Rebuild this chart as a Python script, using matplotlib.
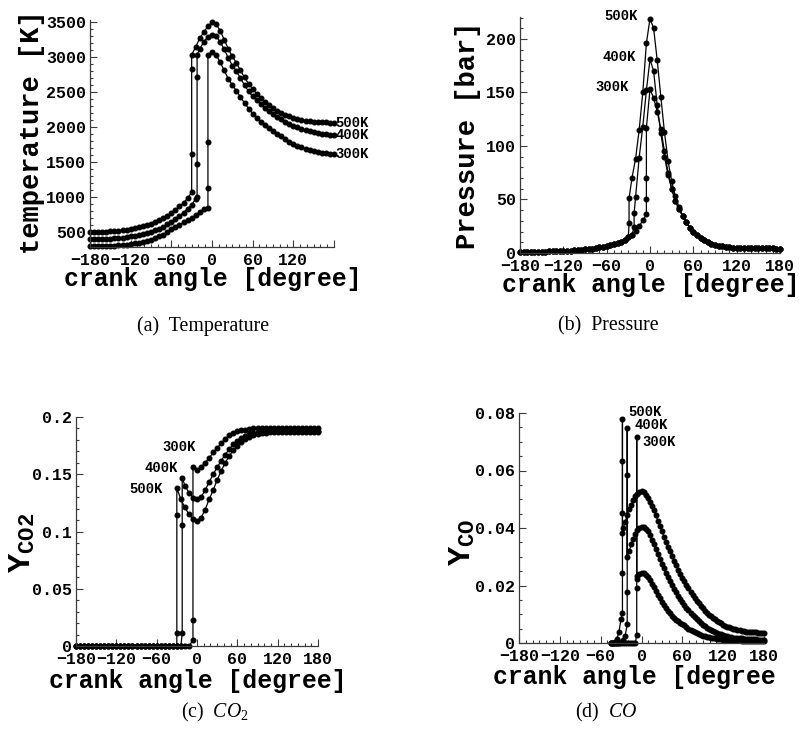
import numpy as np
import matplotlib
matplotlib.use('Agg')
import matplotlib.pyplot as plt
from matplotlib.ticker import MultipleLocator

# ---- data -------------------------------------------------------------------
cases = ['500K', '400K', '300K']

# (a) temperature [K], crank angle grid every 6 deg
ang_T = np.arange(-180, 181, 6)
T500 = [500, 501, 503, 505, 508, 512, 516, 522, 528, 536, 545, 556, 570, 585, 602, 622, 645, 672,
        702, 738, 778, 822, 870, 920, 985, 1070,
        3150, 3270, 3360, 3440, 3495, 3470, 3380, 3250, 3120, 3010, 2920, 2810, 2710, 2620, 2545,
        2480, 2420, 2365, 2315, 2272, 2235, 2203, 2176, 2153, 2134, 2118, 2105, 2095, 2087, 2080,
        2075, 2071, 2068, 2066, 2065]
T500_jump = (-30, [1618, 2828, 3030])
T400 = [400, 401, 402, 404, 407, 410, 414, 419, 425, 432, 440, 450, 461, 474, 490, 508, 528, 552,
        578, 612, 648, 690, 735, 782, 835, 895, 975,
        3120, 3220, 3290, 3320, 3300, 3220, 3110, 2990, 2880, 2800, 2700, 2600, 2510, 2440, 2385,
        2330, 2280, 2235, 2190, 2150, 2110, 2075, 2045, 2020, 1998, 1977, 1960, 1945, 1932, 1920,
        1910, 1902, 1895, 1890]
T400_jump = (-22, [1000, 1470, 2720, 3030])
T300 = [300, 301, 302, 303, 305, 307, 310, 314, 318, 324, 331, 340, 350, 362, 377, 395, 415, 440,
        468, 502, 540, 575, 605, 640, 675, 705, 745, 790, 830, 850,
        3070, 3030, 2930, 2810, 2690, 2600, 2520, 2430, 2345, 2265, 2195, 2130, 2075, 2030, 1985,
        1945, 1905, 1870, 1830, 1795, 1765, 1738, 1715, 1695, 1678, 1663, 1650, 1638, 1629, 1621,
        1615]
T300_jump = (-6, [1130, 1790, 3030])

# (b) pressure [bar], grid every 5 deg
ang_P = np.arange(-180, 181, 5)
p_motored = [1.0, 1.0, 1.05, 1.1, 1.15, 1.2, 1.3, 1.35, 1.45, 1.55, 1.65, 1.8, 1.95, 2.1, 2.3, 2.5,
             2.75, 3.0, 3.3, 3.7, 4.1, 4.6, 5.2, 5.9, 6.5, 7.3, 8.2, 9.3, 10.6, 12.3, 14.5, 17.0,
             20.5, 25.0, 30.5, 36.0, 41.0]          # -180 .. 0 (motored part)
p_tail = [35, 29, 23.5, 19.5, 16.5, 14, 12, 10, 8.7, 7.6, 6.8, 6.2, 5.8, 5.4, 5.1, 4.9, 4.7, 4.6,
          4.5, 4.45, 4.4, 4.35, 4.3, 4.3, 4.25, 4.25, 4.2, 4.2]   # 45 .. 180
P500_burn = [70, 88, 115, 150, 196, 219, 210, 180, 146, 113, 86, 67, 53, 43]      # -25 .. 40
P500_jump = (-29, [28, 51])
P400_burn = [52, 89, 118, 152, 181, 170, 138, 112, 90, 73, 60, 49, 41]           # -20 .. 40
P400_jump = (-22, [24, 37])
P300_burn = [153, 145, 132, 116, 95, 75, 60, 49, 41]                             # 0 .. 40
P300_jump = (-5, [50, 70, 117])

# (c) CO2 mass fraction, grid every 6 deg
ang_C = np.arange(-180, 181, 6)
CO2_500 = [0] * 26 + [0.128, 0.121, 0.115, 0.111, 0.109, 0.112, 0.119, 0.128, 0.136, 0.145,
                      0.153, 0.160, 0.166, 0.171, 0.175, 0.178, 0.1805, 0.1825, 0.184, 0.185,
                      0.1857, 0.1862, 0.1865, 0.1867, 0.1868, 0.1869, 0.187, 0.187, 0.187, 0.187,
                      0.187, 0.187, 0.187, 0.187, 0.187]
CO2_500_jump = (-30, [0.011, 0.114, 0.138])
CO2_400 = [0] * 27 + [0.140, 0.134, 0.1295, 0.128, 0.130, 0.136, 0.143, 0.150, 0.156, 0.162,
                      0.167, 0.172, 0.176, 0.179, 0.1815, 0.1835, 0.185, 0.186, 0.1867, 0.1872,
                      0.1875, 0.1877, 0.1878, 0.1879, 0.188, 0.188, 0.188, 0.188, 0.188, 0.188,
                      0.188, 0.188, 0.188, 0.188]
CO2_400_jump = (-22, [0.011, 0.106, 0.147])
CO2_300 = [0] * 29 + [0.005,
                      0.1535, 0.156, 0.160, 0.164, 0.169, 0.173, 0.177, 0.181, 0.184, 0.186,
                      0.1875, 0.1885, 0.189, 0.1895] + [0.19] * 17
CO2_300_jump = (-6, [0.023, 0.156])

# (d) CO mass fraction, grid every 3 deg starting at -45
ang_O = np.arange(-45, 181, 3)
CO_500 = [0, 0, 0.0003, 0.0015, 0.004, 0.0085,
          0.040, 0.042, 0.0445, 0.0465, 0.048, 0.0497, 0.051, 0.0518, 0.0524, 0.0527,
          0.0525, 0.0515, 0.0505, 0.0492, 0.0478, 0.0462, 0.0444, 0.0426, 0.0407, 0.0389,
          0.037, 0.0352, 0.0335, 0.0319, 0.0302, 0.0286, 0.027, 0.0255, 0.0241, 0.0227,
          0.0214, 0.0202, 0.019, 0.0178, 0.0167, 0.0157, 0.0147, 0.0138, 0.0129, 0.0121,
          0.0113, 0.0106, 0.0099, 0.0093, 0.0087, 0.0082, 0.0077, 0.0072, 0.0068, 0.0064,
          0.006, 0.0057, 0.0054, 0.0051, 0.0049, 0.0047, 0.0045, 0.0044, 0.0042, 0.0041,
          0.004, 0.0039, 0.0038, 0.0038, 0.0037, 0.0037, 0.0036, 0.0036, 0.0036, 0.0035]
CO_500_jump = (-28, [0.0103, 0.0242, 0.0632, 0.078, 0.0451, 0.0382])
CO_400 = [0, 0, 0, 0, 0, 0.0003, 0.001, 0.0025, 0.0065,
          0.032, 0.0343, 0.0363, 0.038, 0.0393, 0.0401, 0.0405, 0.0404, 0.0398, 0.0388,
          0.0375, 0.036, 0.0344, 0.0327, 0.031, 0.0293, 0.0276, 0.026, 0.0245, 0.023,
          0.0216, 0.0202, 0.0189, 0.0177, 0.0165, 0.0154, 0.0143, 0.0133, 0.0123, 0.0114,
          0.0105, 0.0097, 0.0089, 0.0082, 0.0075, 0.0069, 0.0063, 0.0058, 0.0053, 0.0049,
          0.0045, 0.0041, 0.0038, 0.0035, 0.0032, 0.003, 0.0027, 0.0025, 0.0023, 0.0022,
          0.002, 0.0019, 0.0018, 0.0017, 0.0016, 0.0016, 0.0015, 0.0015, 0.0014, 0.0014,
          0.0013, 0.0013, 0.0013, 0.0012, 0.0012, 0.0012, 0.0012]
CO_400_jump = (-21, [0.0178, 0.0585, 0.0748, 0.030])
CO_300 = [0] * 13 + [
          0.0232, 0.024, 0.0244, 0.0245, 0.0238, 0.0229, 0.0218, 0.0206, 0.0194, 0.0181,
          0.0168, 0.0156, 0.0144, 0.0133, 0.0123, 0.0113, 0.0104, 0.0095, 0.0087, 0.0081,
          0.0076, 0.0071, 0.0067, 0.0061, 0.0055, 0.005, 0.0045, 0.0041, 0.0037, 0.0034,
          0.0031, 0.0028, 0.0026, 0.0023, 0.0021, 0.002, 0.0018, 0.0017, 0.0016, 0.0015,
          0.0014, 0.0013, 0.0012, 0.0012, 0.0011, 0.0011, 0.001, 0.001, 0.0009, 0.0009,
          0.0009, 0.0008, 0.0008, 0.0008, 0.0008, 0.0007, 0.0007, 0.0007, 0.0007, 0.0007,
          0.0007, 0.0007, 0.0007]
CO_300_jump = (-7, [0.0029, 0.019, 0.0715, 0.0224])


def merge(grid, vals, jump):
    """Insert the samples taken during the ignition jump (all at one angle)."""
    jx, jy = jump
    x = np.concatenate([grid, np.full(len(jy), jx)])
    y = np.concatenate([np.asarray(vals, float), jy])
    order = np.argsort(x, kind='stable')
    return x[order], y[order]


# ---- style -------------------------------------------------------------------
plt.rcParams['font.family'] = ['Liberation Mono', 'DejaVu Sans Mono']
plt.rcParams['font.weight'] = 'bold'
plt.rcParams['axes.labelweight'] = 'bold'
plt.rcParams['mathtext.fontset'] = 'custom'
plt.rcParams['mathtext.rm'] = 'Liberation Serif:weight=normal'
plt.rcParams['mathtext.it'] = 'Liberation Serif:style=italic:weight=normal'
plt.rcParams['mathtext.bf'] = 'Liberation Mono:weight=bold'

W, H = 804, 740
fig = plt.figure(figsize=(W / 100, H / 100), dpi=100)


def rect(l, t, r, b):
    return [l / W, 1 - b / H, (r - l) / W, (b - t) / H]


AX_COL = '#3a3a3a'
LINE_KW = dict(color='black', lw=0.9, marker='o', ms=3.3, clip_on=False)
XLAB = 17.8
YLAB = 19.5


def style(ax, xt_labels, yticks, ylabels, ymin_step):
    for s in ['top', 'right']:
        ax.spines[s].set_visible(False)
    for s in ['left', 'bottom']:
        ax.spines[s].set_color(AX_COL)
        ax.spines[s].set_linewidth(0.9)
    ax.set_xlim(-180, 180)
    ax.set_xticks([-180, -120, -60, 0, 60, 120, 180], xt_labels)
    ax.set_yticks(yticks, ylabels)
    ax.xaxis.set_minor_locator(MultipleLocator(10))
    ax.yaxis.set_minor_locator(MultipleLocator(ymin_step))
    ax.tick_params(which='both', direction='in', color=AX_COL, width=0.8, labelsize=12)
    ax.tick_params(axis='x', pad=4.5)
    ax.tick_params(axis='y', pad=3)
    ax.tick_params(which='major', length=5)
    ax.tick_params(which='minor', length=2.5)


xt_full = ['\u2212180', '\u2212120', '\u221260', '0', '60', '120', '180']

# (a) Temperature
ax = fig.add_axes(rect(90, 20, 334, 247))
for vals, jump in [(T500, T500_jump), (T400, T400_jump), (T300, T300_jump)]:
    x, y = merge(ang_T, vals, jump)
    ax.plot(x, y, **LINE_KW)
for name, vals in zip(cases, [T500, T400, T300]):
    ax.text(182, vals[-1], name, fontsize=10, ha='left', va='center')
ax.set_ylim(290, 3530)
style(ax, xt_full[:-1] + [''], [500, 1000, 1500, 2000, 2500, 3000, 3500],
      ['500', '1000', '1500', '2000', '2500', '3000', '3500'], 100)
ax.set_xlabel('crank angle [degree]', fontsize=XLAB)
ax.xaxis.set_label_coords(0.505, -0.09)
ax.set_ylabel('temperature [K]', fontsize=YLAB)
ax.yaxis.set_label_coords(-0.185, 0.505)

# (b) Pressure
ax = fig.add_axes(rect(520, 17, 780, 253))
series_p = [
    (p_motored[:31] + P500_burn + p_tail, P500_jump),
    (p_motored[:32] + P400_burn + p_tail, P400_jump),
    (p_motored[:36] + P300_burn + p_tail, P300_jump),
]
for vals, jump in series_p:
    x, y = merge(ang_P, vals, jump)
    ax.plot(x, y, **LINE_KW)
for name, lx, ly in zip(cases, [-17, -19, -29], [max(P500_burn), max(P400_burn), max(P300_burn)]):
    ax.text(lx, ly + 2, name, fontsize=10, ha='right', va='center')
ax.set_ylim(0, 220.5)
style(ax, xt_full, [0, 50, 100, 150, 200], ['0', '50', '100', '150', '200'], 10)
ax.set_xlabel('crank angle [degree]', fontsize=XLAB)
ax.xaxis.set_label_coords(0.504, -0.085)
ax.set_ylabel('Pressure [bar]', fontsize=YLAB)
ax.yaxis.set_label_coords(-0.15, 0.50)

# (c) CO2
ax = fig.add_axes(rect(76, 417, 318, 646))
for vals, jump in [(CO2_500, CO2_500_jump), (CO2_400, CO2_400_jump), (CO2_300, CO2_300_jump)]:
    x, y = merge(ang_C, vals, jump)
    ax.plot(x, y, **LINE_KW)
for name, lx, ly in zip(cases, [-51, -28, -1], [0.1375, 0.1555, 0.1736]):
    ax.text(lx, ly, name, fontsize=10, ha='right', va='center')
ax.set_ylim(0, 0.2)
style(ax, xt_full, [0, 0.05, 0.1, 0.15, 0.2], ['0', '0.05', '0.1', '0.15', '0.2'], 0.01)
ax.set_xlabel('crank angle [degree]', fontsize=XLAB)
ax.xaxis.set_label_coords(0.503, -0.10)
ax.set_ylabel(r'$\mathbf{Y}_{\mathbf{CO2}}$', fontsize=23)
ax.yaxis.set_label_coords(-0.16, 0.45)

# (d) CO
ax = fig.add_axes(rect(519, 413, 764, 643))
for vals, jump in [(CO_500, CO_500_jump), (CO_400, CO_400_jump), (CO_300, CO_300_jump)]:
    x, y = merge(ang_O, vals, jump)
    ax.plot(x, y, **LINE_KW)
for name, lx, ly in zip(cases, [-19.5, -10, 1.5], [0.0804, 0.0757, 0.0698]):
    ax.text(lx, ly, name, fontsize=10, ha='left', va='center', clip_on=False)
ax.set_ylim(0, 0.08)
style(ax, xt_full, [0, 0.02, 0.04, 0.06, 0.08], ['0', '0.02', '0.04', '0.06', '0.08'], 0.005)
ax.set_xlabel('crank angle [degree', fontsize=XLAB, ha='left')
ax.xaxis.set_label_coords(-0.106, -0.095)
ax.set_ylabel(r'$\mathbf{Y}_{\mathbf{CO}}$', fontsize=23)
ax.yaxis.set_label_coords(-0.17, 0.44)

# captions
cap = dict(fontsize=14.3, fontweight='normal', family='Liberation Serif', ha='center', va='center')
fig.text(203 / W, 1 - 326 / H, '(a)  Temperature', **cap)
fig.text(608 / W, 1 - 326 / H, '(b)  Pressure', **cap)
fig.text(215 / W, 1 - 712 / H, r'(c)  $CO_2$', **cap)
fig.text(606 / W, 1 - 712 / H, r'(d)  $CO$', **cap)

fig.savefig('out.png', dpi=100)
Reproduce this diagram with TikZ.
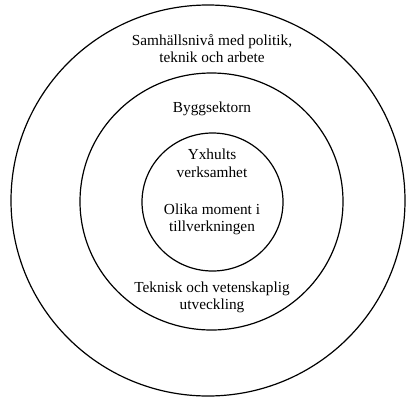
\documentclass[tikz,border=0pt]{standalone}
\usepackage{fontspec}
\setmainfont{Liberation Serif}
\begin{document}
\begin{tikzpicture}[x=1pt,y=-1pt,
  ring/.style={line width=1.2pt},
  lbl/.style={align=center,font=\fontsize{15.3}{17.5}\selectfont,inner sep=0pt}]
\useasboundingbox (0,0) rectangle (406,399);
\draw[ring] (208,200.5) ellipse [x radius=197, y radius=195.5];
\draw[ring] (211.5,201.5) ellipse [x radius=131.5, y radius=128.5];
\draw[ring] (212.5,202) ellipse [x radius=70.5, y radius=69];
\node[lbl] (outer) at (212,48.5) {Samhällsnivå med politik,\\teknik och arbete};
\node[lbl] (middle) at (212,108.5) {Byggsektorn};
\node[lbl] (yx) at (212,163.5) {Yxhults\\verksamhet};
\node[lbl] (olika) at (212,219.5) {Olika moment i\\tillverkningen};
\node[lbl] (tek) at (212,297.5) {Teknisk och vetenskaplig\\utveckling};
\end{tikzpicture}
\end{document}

________________________

### SET EXERCISE
Your task is to return the lines above, from the first one up to and including the line containing "cases = ['500K', '400K', '300K']", minus any pictures.

### WORKED SOLUTION
Rebuild this chart as a Python script, using matplotlib.
import numpy as np
import matplotlib
matplotlib.use('Agg')
import matplotlib.pyplot as plt
from matplotlib.ticker import MultipleLocator

# ---- data -------------------------------------------------------------------
cases = ['500K', '400K', '300K']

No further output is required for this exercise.